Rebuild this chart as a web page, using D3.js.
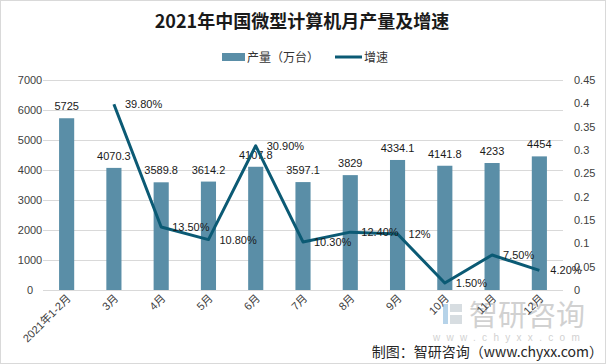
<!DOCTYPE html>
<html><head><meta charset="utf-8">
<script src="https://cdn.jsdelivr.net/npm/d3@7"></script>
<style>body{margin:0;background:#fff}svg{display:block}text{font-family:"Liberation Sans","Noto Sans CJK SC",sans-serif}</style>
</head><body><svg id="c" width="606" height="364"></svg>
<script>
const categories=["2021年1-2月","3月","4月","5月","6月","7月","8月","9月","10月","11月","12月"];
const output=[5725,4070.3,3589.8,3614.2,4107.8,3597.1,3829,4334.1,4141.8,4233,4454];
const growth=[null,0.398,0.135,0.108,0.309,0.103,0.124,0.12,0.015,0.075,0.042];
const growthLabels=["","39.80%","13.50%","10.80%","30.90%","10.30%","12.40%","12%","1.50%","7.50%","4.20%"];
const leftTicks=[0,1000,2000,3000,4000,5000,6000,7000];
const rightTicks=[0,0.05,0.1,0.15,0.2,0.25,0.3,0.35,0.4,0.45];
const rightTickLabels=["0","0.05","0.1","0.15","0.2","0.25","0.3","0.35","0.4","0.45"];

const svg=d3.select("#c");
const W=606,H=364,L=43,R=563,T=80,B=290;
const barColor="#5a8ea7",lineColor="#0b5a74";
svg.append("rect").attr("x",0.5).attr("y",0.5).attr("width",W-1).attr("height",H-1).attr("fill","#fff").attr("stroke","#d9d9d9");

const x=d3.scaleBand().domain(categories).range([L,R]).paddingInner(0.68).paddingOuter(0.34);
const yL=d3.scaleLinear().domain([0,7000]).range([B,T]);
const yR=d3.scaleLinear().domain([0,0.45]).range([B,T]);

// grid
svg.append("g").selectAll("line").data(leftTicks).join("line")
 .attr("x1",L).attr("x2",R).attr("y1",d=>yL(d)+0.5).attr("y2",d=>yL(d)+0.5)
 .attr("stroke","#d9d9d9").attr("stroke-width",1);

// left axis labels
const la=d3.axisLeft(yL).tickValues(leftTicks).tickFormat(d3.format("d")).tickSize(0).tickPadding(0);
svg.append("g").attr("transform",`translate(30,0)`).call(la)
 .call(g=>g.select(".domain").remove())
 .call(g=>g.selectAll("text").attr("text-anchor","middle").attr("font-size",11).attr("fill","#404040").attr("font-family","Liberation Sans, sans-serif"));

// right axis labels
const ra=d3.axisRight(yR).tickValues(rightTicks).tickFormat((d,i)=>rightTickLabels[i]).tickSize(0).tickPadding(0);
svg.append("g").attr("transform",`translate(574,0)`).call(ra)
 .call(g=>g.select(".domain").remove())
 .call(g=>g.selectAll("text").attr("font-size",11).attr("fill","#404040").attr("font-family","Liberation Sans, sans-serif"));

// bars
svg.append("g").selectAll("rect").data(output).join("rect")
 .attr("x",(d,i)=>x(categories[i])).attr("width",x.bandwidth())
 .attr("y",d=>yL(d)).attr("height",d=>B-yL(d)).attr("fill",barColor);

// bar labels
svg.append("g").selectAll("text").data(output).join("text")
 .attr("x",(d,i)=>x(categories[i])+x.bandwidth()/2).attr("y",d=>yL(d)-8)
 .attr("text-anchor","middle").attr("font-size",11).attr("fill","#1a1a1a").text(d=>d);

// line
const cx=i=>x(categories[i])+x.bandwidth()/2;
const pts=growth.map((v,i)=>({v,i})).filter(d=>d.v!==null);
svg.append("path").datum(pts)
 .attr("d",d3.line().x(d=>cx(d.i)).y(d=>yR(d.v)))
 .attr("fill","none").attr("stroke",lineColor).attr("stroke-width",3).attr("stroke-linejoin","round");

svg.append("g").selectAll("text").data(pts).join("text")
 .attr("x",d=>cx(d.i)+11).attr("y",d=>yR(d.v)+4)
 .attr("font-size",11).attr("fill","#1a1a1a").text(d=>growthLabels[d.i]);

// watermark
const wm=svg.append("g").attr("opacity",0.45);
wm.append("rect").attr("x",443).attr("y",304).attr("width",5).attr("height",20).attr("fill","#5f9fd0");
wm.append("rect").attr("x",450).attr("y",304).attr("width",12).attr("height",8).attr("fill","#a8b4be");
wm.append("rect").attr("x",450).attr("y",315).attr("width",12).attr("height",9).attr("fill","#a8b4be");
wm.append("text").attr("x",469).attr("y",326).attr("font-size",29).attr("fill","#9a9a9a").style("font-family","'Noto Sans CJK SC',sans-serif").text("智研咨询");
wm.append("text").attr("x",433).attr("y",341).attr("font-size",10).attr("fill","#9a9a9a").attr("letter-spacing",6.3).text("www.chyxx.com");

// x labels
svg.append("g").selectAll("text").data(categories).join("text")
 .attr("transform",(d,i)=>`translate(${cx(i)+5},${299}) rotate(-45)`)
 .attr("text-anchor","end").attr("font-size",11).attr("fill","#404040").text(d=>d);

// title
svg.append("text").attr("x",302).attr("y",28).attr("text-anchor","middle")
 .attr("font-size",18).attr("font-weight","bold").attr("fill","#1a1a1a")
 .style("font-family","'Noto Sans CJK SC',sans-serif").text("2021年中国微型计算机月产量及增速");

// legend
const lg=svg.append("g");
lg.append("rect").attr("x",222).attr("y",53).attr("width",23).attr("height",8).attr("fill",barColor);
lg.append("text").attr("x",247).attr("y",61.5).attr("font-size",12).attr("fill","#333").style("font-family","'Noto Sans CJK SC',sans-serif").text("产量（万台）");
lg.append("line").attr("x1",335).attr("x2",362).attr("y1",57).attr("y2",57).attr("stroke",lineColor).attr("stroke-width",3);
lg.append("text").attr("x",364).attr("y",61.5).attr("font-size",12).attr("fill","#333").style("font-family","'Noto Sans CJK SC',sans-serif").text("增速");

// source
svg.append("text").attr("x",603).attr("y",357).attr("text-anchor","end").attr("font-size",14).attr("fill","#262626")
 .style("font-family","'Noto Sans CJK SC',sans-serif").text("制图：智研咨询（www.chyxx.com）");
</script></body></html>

=-=-=-=-=

*WHAT NEEDS TO BE DONE*
Reproduce the listing word for word and omit its pictures.

*FINAL RESULT*
Rebuild this chart as a web page, using D3.js.
<!DOCTYPE html>
<html><head><meta charset="utf-8">
<script src="https://cdn.jsdelivr.net/npm/d3@7"></script>
<style>body{margin:0;background:#fff}svg{display:block}text{font-family:"Liberation Sans","Noto Sans CJK SC",sans-serif}</style>
</head><body><svg id="c" width="606" height="364"></svg>
<script>
const categories=["2021年1-2月","3月","4月","5月","6月","7月","8月","9月","10月","11月","12月"];
const output=[5725,4070.3,3589.8,3614.2,4107.8,3597.1,3829,4334.1,4141.8,4233,4454];
const growth=[null,0.398,0.135,0.108,0.309,0.103,0.124,0.12,0.015,0.075,0.042];
const growthLabels=["","39.80%","13.50%","10.80%","30.90%","10.30%","12.40%","12%","1.50%","7.50%","4.20%"];
const leftTicks=[0,1000,2000,3000,4000,5000,6000,7000];
const rightTicks=[0,0.05,0.1,0.15,0.2,0.25,0.3,0.35,0.4,0.45];
const rightTickLabels=["0","0.05","0.1","0.15","0.2","0.25","0.3","0.35","0.4","0.45"];

const svg=d3.select("#c");
const W=606,H=364,L=43,R=563,T=80,B=290;
const barColor="#5a8ea7",lineColor="#0b5a74";
svg.append("rect").attr("x",0.5).attr("y",0.5).attr("width",W-1).attr("height",H-1).attr("fill","#fff").attr("stroke","#d9d9d9");

const x=d3.scaleBand().domain(categories).range([L,R]).paddingInner(0.68).paddingOuter(0.34);
const yL=d3.scaleLinear().domain([0,7000]).range([B,T]);
const yR=d3.scaleLinear().domain([0,0.45]).range([B,T]);

// grid
svg.append("g").selectAll("line").data(leftTicks).join("line")
 .attr("x1",L).attr("x2",R).attr("y1",d=>yL(d)+0.5).attr("y2",d=>yL(d)+0.5)
 .attr("stroke","#d9d9d9").attr("stroke-width",1);

// left axis labels
const la=d3.axisLeft(yL).tickValues(leftTicks).tickFormat(d3.format("d")).tickSize(0).tickPadding(0);
svg.append("g").attr("transform",`translate(30,0)`).call(la)
 .call(g=>g.select(".domain").remove())
 .call(g=>g.selectAll("text").attr("text-anchor","middle").attr("font-size",11).attr("fill","#404040").attr("font-family","Liberation Sans, sans-serif"));

// right axis labels
const ra=d3.axisRight(yR).tickValues(rightTicks).tickFormat((d,i)=>rightTickLabels[i]).tickSize(0).tickPadding(0);
svg.append("g").attr("transform",`translate(574,0)`).call(ra)
 .call(g=>g.select(".domain").remove())
 .call(g=>g.selectAll("text").attr("font-size",11).attr("fill","#404040").attr("font-family","Liberation Sans, sans-serif"));

// bars
svg.append("g").selectAll("rect").data(output).join("rect")
 .attr("x",(d,i)=>x(categories[i])).attr("width",x.bandwidth())
 .attr("y",d=>yL(d)).attr("height",d=>B-yL(d)).attr("fill",barColor);

// bar labels
svg.append("g").selectAll("text").data(output).join("text")
 .attr("x",(d,i)=>x(categories[i])+x.bandwidth()/2).attr("y",d=>yL(d)-8)
 .attr("text-anchor","middle").attr("font-size",11).attr("fill","#1a1a1a").text(d=>d);

// line
const cx=i=>x(categories[i])+x.bandwidth()/2;
const pts=growth.map((v,i)=>({v,i})).filter(d=>d.v!==null);
svg.append("path").datum(pts)
 .attr("d",d3.line().x(d=>cx(d.i)).y(d=>yR(d.v)))
 .attr("fill","none").attr("stroke",lineColor).attr("stroke-width",3).attr("stroke-linejoin","round");

svg.append("g").selectAll("text").data(pts).join("text")
 .attr("x",d=>cx(d.i)+11).attr("y",d=>yR(d.v)+4)
 .attr("font-size",11).attr("fill","#1a1a1a").text(d=>growthLabels[d.i]);

// watermark
const wm=svg.append("g").attr("opacity",0.45);
wm.append("rect").attr("x",443).attr("y",304).attr("width",5).attr("height",20).attr("fill","#5f9fd0");
wm.append("rect").attr("x",450).attr("y",304).attr("width",12).attr("height",8).attr("fill","#a8b4be");
wm.append("rect").attr("x",450).attr("y",315).attr("width",12).attr("height",9).attr("fill","#a8b4be");
wm.append("text").attr("x",469).attr("y",326).attr("font-size",29).attr("fill","#9a9a9a").style("font-family","'Noto Sans CJK SC',sans-serif").text("智研咨询");
wm.append("text").attr("x",433).attr("y",341).attr("font-size",10).attr("fill","#9a9a9a").attr("letter-spacing",6.3).text("www.chyxx.com");

// x labels
svg.append("g").selectAll("text").data(categories).join("text")
 .attr("transform",(d,i)=>`translate(${cx(i)+5},${299}) rotate(-45)`)
 .attr("text-anchor","end").attr("font-size",11).attr("fill","#404040").text(d=>d);

// title
svg.append("text").attr("x",302).attr("y",28).attr("text-anchor","middle")
 .attr("font-size",18).attr("font-weight","bold").attr("fill","#1a1a1a")
 .style("font-family","'Noto Sans CJK SC',sans-serif").text("2021年中国微型计算机月产量及增速");

// legend
const lg=svg.append("g");
lg.append("rect").attr("x",222).attr("y",53).attr("width",23).attr("height",8).attr("fill",barColor);
lg.append("text").attr("x",247).attr("y",61.5).attr("font-size",12).attr("fill","#333").style("font-family","'Noto Sans CJK SC',sans-serif").text("产量（万台）");
lg.append("line").attr("x1",335).attr("x2",362).attr("y1",57).attr("y2",57).attr("stroke",lineColor).attr("stroke-width",3);
lg.append("text").attr("x",364).attr("y",61.5).attr("font-size",12).attr("fill","#333").style("font-family","'Noto Sans CJK SC',sans-serif").text("增速");

// source
svg.append("text").attr("x",603).attr("y",357).attr("text-anchor","end").attr("font-size",14).attr("fill","#262626")
 .style("font-family","'Noto Sans CJK SC',sans-serif").text("制图：智研咨询（www.chyxx.com）");
</script></body></html>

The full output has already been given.